"The man who first learns to mine asteroids and bring back their minerals to Earth will become the first trillionaire. There's no question about that in my mind." -- Neil deGrasse Tyson
When I interviewed Hayden Planetarium director Neil deGrasse Tyson last year, I have to admit -- this is the quote that really stuck in my mind.
Last year was a big one for the burgeoning field of space mining. On the one hand, NASA shifted away from its goal of capturing an asteroid for examination as part of its EM-2 test flight of the Space Launch System, distancing the government from mining space resources for exploitation on Earth. On the other hand, in an effort to keep pace with U.S. laws that are loosening constraints on private development of space, the government of Luxembourg passed a new law laying out arguably the most details yet on how a company can legally conduct space mining. In a move that grants sovereign "cover" to countries interested in mining space, Luxembourg accorded broad rights to companies that incorporate in Luxembourg to launch space ships, mine asteroids, and bring their mineral wealth back to Earth.
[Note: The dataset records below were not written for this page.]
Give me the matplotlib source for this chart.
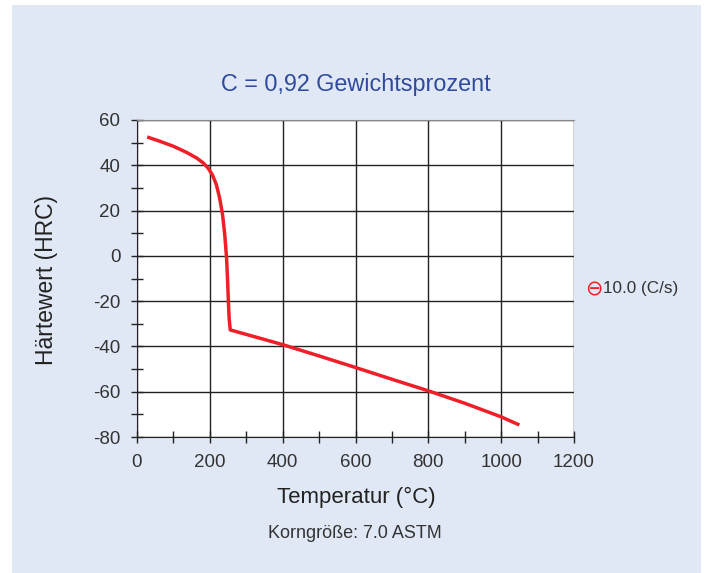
import matplotlib
matplotlib.use("Agg")
import matplotlib.pyplot as plt
from matplotlib.patches import Rectangle
from matplotlib.ticker import MultipleLocator

# cooling curve, 10 C/s
temp = [28, 63, 100, 136, 164, 182, 195, 207, 218, 227, 235, 241, 246, 248.5, 251, 253, 256,
        400, 500, 600, 700, 800, 900, 1000, 1050]
hrc = [52.5, 50.6, 48.4, 45.7, 43.2, 41.0, 38.8, 35.8, 31.4, 25.5, 18.1, 9.3, -1.0, -9.9, -20.2, -27.6, -32.7,
       -39.2, -44.2, -49.3, -54.5, -59.6, -65.1, -71.1, -74.7]

x_ticks = [0, 200, 400, 600, 800, 1000, 1200]
y_ticks = [60, 40, 20, 0, -20, -40, -60, -80]
series_label = "10.0 (C/s)"
title = "C = 0,92 Gewichtsprozent"
grain = "Korngröße: 7.0 ASTM"

plt.rcParams['font.family'] = ['Liberation Sans', 'DejaVu Sans']
plt.rcParams['axes.unicode_minus'] = False
text_col = "#333333"
red = "#ee1f28"

fig = plt.figure(figsize=(7.05, 5.73), dpi=100)
fig.patch.set_facecolor("white")
fig.patches.append(Rectangle((12 / 705, 0), 689 / 705, 568 / 573,
                             transform=fig.transFigure, facecolor="#e1e8f5",
                             edgecolor="none", zorder=-10))

ax = fig.add_axes([137 / 705, 1 - 437 / 573, 437 / 705, 317 / 573])
ax.set_facecolor("white")
ax.plot(temp, hrc, color=red, lw=2.5, solid_capstyle="butt", solid_joinstyle="round", zorder=3)

ax.set_xlim(0, 1200)
ax.set_ylim(-80, 60)
ax.set_xticks(x_ticks)
ax.set_yticks(y_ticks)
ax.xaxis.set_minor_locator(MultipleLocator(100))
ax.yaxis.set_minor_locator(MultipleLocator(10))
ax.tick_params(which="both", direction="inout", length=8, width=1, color="#222222",
               labelsize=13.5, labelcolor=text_col)
ax.tick_params(axis="y", pad=8)
ax.tick_params(axis="x", pad=8.5)
ax.grid(True, which="major", color="#222222", lw=1)

ax.spines["right"].set_visible(False)
ax.spines["top"].set_color("#888888")
for s in ["left", "bottom"]:
    ax.spines[s].set_color("#222222")

fig.text(356 / 705, 1 - 85 / 573, title, ha="center", va="center", fontsize=16.8, color="#2f4a9e")
fig.text(47 / 705, 1 - 280 / 573, "Härtewert (HRC)", ha="center", va="center",
         rotation=90, fontsize=16.5, color="#222222")
fig.text(356 / 705, 1 - 497 / 573, "Temperatur (°C)", ha="center", va="center",
         fontsize=16, color="#222222")
fig.text(355 / 705, 1 - 534 / 573, grain, ha="center", va="center", fontsize=13, color=text_col)

fig.text(585 / 705, 1 - 289 / 573, "⊖", ha="left", va="center", fontsize=15,
         color=red, family=['DejaVu Sans'])
fig.text(603 / 705, 1 - 289 / 573, series_label, ha="left", va="center",
         fontsize=12.3, color=text_col)

fig.savefig("out.png", dpi=100)
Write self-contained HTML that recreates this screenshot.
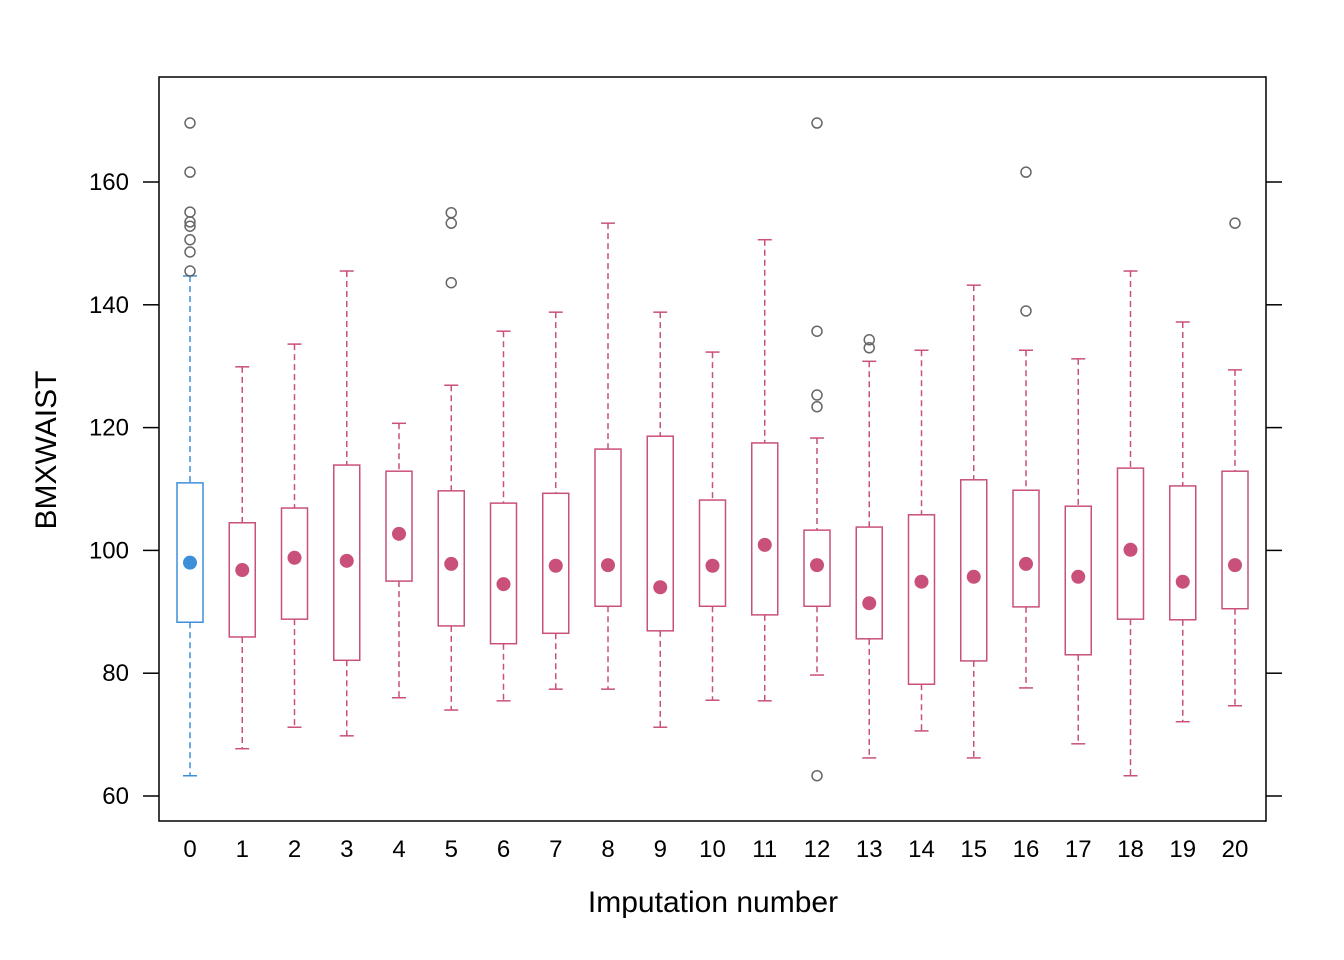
<!DOCTYPE html>
<html><head><meta charset="utf-8"><style>
html,body{margin:0;padding:0;background:#fff;}
svg{display:block;font-family:"Liberation Sans",Arial,sans-serif;}
</style></head><body>
<svg id="chart" width="1344" height="960" viewBox="0 0 1344 960" xmlns="http://www.w3.org/2000/svg">
<rect x="159" y="77" width="1107" height="744" fill="none" stroke="#000" stroke-width="1.5"/>
<g id="axes"></g>
<g id="marks"></g>
<text x="713" y="912" text-anchor="middle" font-size="30">Imputation number</text>
<text transform="translate(56,450) rotate(-90)" text-anchor="middle" font-size="30">BMXWAIST</text>
</svg>
<script>
const categories = ["0","1","2","3","4","5","6","7","8","9","10","11","12","13","14","15","16","17","18","19","20"];
const whiskerHigh = [144.7,129.9,133.6,145.5,120.7,126.9,135.7,138.8,153.3,138.8,132.3,150.6,118.3,130.8,132.6,143.2,132.6,131.2,145.5,137.2,129.4];
const q3 = [111,104.5,106.9,113.9,112.9,109.7,107.7,109.3,116.5,118.6,108.2,117.5,103.3,103.8,105.8,111.5,109.8,107.2,113.4,110.5,112.9];
const medians = [98,96.8,98.8,98.3,102.7,97.8,94.5,97.5,97.6,94,97.5,100.9,97.6,91.4,94.9,95.7,97.8,95.7,100.1,94.9,97.6];
const q1 = [88.3,85.9,88.8,82.1,95,87.7,84.8,86.5,90.9,86.9,90.9,89.5,90.9,85.6,78.2,82,90.8,83,88.8,88.7,90.5];
const whiskerLow = [63.3,67.7,71.2,69.8,76,74,75.5,77.4,77.4,71.2,75.6,75.5,79.7,66.2,70.6,66.2,77.6,68.5,63.3,72.1,74.7];
const outlierGroup = [0,0,0,0,0,0,0,0,5,5,5,12,12,12,12,12,13,13,16,16,20];
const outlierValue = [169.6,161.6,155.1,153.5,152.8,150.6,148.6,145.5,155,153.3,143.6,169.6,135.7,125.3,123.4,63.3,134.3,133,161.6,139,153.3];
const yTicks = [60,80,100,120,140,160];

const NS="http://www.w3.org/2000/svg";
const yS = v => 796 - (v-60)*6.14;
const xS = i => 190 + i*52.25;
function mk(tag, attrs, parent){const e=document.createElementNS(NS,tag);for(const k in attrs)e.setAttribute(k,attrs[k]);parent.appendChild(e);return e;}
const axes=document.getElementById('axes'), marks=document.getElementById('marks');
yTicks.forEach(t=>{
  const y=yS(t);
  const l=mk('line',{x1:143,x2:159,y1:y,y2:y,stroke:'#000','stroke-width':1.5},axes);
  
  
  const r=mk('line',{x1:1266,x2:1282,y1:y,y2:y,stroke:'#000','stroke-width':1.5},axes);
  
  
  const tx=mk('text',{x:129,y:y+8,'text-anchor':'end','font-size':24},axes);
  tx.textContent=t;
  
  
});
categories.forEach((c,i)=>{
  const tx=mk('text',{x:xS(i),y:857,'text-anchor':'middle','font-size':24},axes);
  tx.textContent=c;
  
  
});
categories.forEach((c,i)=>{
  const col = i===0 ? '#3d8fd9' : '#c9507a';
  const x=xS(i), hw=13, cw=7;
  const g=mk('g',{},marks);
  
  
  mk('line',{x1:x,x2:x,y1:yS(whiskerHigh[i]),y2:yS(q3[i]),stroke:col,'stroke-width':1.5,'stroke-dasharray':'6,4'},g);
  mk('line',{x1:x,x2:x,y1:yS(q1[i]),y2:yS(whiskerLow[i]),stroke:col,'stroke-width':1.5,'stroke-dasharray':'6,4'},g);
  mk('line',{x1:x-cw,x2:x+cw,y1:yS(whiskerHigh[i]),y2:yS(whiskerHigh[i]),stroke:col,'stroke-width':1.5},g);
  mk('line',{x1:x-cw,x2:x+cw,y1:yS(whiskerLow[i]),y2:yS(whiskerLow[i]),stroke:col,'stroke-width':1.5},g);
  mk('rect',{x:x-hw,y:yS(q3[i]),width:2*hw,height:yS(q1[i])-yS(q3[i]),fill:'none',stroke:col,'stroke-width':1.5},g);
  mk('circle',{cx:x,cy:yS(medians[i]),r:7,fill:col},g);
});
outlierGroup.forEach((gi,k)=>{
  const o=mk('circle',{cx:xS(gi),cy:yS(outlierValue[k]),r:5,fill:'none',stroke:'#666','stroke-width':1.5},marks);
  
  
});
</script>
</body></html>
One company that's aiming to take Luxembourg up on its offer is space mining pioneer Planetary Resources.
In January, privately held Planetary Resources plans to launch its second spacecraft dedicated to advancing the mission of space mining. Arkyd-6, a "technical evolution" of Planetary Resources' earlier Arkyd-3 spacecraft, is a small, 4-inch x 8-inch x 12-inch satellite. This month it will launch as a secondary payload atop an Indian PSLV-C40 rocket.
Once in orbit, Arkyd-6 will test second-generation avionics, communications, and attitude control systems as well as a new "A6" instrument for taking infrared images of space objects designed to detect the presence of water on asteroids.
What comes next
By the end of this decade, Planetary Resources hopes to send a fully functional spacecraft "to a near-Earth asteroid" to conduct the company's first "asteroid prospecting mission." Parsing the language of this statement, it's not likely that Planetary Resources will be able to conduct any actual mining even then, instead just "prospecting" an asteroid to see if it contains substances worth mining later on.
Eventually, Planetary Resources plans to "mass produce" small prospecting spacecraft "at extremely low cost" -- both production costs and launch costs. That will be necessary if the company hopes to survey even a small fraction of the one-million-plus-kilometer-and-up diameter space rocks in the Asteroid Belt -- or the millions more asteroids smaller than one kilometer in size -- to determine which ones contain resources worth mining. In anticipation of that day, Planetary Resources says it is "developing ... relationships with leading mining and energy companies" to do the actual mining work.
Why mine asteroids at all? Dr. Tyson says that even a small asteroid might contain "1,000 pounds" of precious metals, rare on Earth and worth upwards of $19 million in the case of gold. Water -- useful both for drinking and as a fuel source for spaceships -- could also be extremely valuable. Gold is currently worth about $1,300 an ounce on Earth. Finding an ounce of water on an asteroid in space, though, saves NASA the $625 or so it costs in fuel to lift that ounce off the ground and into orbit. (Hence Arkyd-6's equipment, which is tailor-made for finding water.)
Putting Arkyd-6 into orbit is a step toward opening up the solar system to exploration -- even if it's only a baby step.